Car sales in India are expected to touch a record 4.2 million in FY24, with an estimated 375,000 passenger vehicles likely to be sold in March, the last month of the ongoing financial year, according to experts. That would be an 8 percent increase from 3.89 million cars sold in FY23.
Automotive companies dispatched 3.86 million cars, utility vehicles and sedans to dealership outlets as of February, an 8.6 percent jump from 3.55 million units in the same period a year earlier, as per industry data.
Car sales at Maruti Suzuki, Hyundai Motor India, Tata Motors, and Mahindra & Mahindra are increasing thanks to improved semiconductor supplies, robust demand for sports utility vehicles, healthy economic growth in the past few quarters, a favourable monsoon, and effective monetary policies.
Strong growth
Many carmakers have revised the segment's growth projections upwards from low single digits to 8+ percent for this financial year.
“The projections for PV sales at the beginning of the year had three uncertainties built in: supply-side constraints due to the semiconductor crisis, negative effect of El Niño on the monsoon, and the stickiness of inflation resulting in higher bank rates and the consequential increase in auto loan rates,” said Shashank Srivastava, senior executive officer (marketing and sales) at Maruti Suzuki, India's largest car company by market share.
He maintained that Maruti Suzuki’s forecast for the domestic PV market was 6-7.5 percent growth because of “strong economic growth.”
“While the economy grew faster than the projected 6-6.5 percent, the negative factors did not fully play out, with auto loan rates creeping up only slowly, monsoons being only marginally lower than the long-term average and supply constraints withering away,” Srivastava noted.
A senior Hyundai Motor official said the company anticipates the Indian auto industry will close FY24 with a more than 8 percent growth over last year.
“The comprehensive revamping of our model lineup and the successful launches of Creta and Creta N Line have propelled us to achieve growth of 8.7 percent compared to the previous fiscal year till February 2024. The exceptional reception to our SUVs further bolsters our confidence in concluding the fiscal year 2023-2024 on a high note,” said Tarun Garg, chief operating officer of Hyundai Motor India.
For Tata Motors, October-December was a strong quarter with robust festive sales.
“We will remain agile and are optimistic about continuing the growth trend in the quarters ahead,” said Shailesh Chandra, managing director of Tata Motors Passenger Vehicles and Tata Passenger Electric Mobility.
However, PV sales growth may moderate to 3-6 percent during the next financial year, according to analysts.
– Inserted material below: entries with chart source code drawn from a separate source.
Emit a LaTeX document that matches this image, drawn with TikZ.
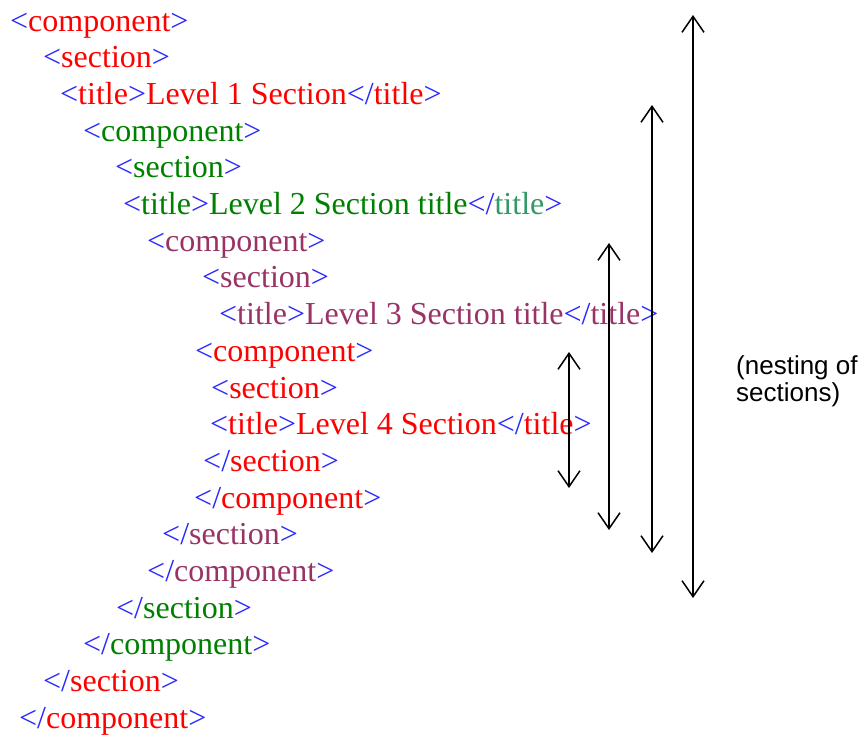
\documentclass[tikz,border=0pt]{standalone}
\usepackage{fontspec}
\setmainfont{Liberation Serif}
\newfontfamily\labelfont{Liberation Sans}
\usetikzlibrary{arrows.meta}
\definecolor{tagblue}{RGB}{40,40,255}
\definecolor{lvred}{RGB}{255,0,0}
\definecolor{lvgreen}{RGB}{0,128,0}
\definecolor{lvpurple}{RGB}{153,51,102}
\definecolor{lvteal}{RGB}{51,153,102}
\newcommand\tb[1]{\textcolor{tagblue}{#1}}
\newcommand\opn[2]{\tb{<}\textcolor{#1}{#2}\tb{>}}
\newcommand\cls[2]{\tb{</}\textcolor{#1}{#2}\tb{>}}
\tikzset{
  xmlline/.style={anchor=base west, inner sep=0pt, font=\fontsize{32}{36}\selectfont},
  nestarrow/.style={line width=1.5pt, {Straight Barb[length=16pt,width=22pt,line width=1.5pt]}-{Straight Barb[length=16pt,width=22pt,line width=1.5pt]}},
}
\begin{document}
\begin{tikzpicture}[x=1pt,y=-1pt]
\useasboundingbox (0,0) rectangle (864,734);
\def\bl#1{31+36.7*(#1-1)}
\node[xmlline] (l1)  at (10,{\bl{1}})  {\opn{lvred}{component}};
\node[xmlline] (l2)  at (43,{\bl{2}})  {\opn{lvred}{section}};
\node[xmlline] (l3)  at (60,{\bl{3}})  {\opn{lvred}{title}\textcolor{lvred}{Level 1 Section}\cls{lvred}{title}};
\node[xmlline] (l4)  at (83,{\bl{4}})  {\opn{lvgreen}{component}};
\node[xmlline] (l5)  at (115,{\bl{5}}) {\opn{lvgreen}{section}};
\node[xmlline] (l6)  at (123,{\bl{6}}) {\opn{lvgreen}{title}\textcolor{lvgreen}{Level 2 Section title}\cls{lvteal}{title}};
\node[xmlline] (l7)  at (147,{\bl{7}}) {\opn{lvpurple}{component}};
\node[xmlline] (l8)  at (202,{\bl{8}}) {\opn{lvpurple}{section}};
\node[xmlline] (l9)  at (219,{\bl{9}}) {\opn{lvpurple}{title}\textcolor{lvpurple}{Level 3 Section title}\cls{lvpurple}{title}};
\node[xmlline] (l10) at (195,{\bl{10}}) {\opn{lvred}{component}};
\node[xmlline] (l11) at (211,{\bl{11}}) {\opn{lvred}{section}};
\node[xmlline] (l12) at (210,{\bl{12}}) {\opn{lvred}{title}\textcolor{lvred}{Level 4 Section}\cls{lvred}{title}};
\node[xmlline] (l13) at (203,{\bl{13}}) {\cls{lvred}{section}};
\node[xmlline] (l14) at (194,{\bl{14}}) {\cls{lvred}{component}};
\node[xmlline] (l15) at (162,{\bl{15}}) {\cls{lvpurple}{section}};
\node[xmlline] (l16) at (147,{\bl{16}}) {\cls{lvpurple}{component}};
\node[xmlline] (l17) at (116,{\bl{17}}) {\cls{lvgreen}{section}};
\node[xmlline] (l18) at (83,{\bl{18}}) {\cls{lvgreen}{component}};
\node[xmlline] (l19) at (43,{\bl{19}}) {\cls{lvred}{section}};
\node[xmlline] (l20) at (19,{\bl{20}}) {\cls{lvred}{component}};
% arrows
\coordinate (a1t) at (693,15);  \coordinate (a1b) at (693,598);
\coordinate (a2t) at (652,105); \coordinate (a2b) at (652,553);
\coordinate (a3t) at (609,243); \coordinate (a3b) at (609,530);
\coordinate (a4t) at (569,352); \coordinate (a4b) at (569,488);
\draw[nestarrow] (a1t) -- (a1b);
\draw[nestarrow] (a2t) -- (a2b);
\draw[nestarrow] (a3t) -- (a3b);
\draw[nestarrow] (a4t) -- (a4b);
\node[anchor=north west, inner sep=0pt, align=left, font=\labelfont\fontsize{26}{27}\selectfont] (lbl) at (736,355) {(nesting of\\sections)};
\end{tikzpicture}
\end{document}
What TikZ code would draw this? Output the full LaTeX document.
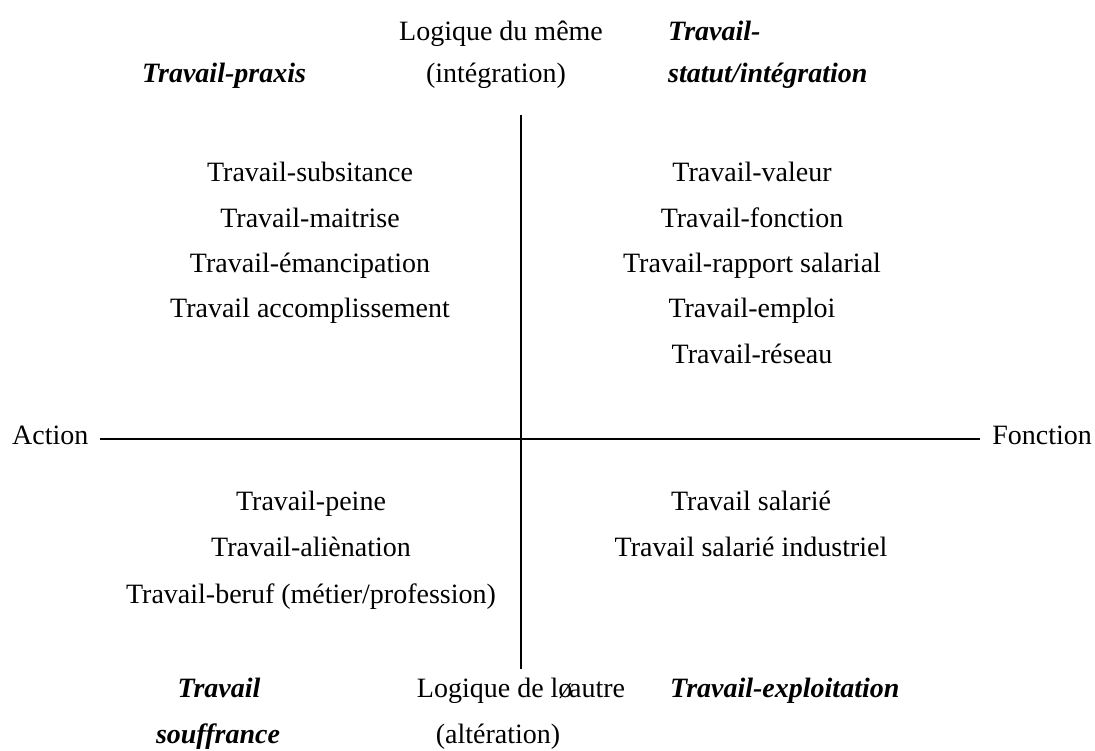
\documentclass[tikz,border=0pt]{standalone}
\usepackage{fontspec}
\setmainfont{Liberation Serif}
\begin{document}
\begin{tikzpicture}
      [x=1pt,y=-1pt
      ,txt/.style={inner sep=0pt,anchor=base,font=\fontsize{28}{34}\selectfont}
      ,pole/.style={txt,font=\fontsize{28}{34}\selectfont\bfseries\itshape}
      ,axe/.style={color=black,line width=2.6pt}
      ]
        \useasboundingbox (0,0) rectangle (1095,751);

        % axes
        \coordinate (haut) at (521,115);
        \coordinate (bas) at (521,669);
        \coordinate (gauche) at (100,439);
        \coordinate (droite) at (980,439);
        \draw[axe] (haut) -- (bas);
        \draw[axe] (gauche) -- (droite);

        \node[txt,anchor=base west] (action) at (12,444) {Action};
        \node[txt,anchor=base east] (fonction) at (1092,444) {Fonction};

        % haut
        \node[txt] (meme) at (501,41) {Logique du même};
        \node[txt] (integ) at (496,83) {(intégration)};
        \node[pole] (praxis) at (224,83) {Travail-praxis};
        \node[pole,anchor=base west] (statutA) at (668,41) {Travail-};
        \node[pole,anchor=base west] (statutB) at (668,83) {statut/intégration};

        % bas
        \node[txt] (autre) at (521,697) {Logique de lø\kern-.12em autre};
        \node[txt] (alter) at (498,743) {(altération)};
        \node[pole] (souffA) at (219,697) {Travail};
        \node[pole] (souffB) at (218,743) {souffrance};
        \node[pole,anchor=base west] (exploit) at (670,697) {Travail-exploitation};

        % quadrants
        \foreach \t [count=\i] in {Travail-subsitance,Travail-maitrise,Travail-émancipation,Travail accomplissement}{
            \node[txt] (hg\i) at (310,{182+45.3*(\i-1)}) {\t};
        }
        \foreach \t [count=\i] in {Travail-valeur,Travail-fonction,Travail-rapport salarial,Travail-emploi,Travail-réseau}{
            \node[txt] (hd\i) at (752,{182+45.3*(\i-1)}) {\t};
        }
        \foreach \t [count=\i] in {Travail-peine,Travail-aliènation,Travail-beruf (métier/profession)}{
            \node[txt] (bg\i) at (311,{510+46.5*(\i-1)}) {\t};
        }
        \foreach \t [count=\i] in {Travail salarié,Travail salarié industriel}{
            \node[txt] (bd\i) at (751,{510+46.5*(\i-1)}) {\t};
        }
      \end{tikzpicture}
\end{document}
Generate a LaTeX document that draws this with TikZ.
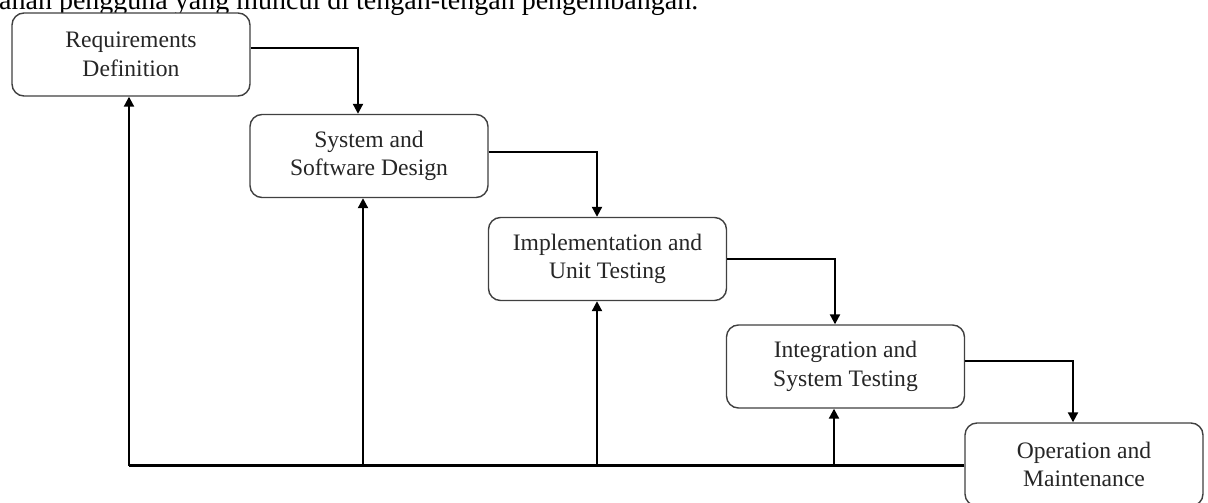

“Lower growth expectation for next year partly stems from waning pent-up replacement demand, which supported the industry over the past couple of years,” said Srikumar Krishnamurthy, senior vice president & co-group head - corporate ratings, ICRA Limited. "Healthy operating leverage, coupled with softening in commodity prices, is expected to aid in margin expansion going forward. The credit profile of PV OEMs will remain healthy, supported by low leverage, strong liquidity and/or strong parentage.”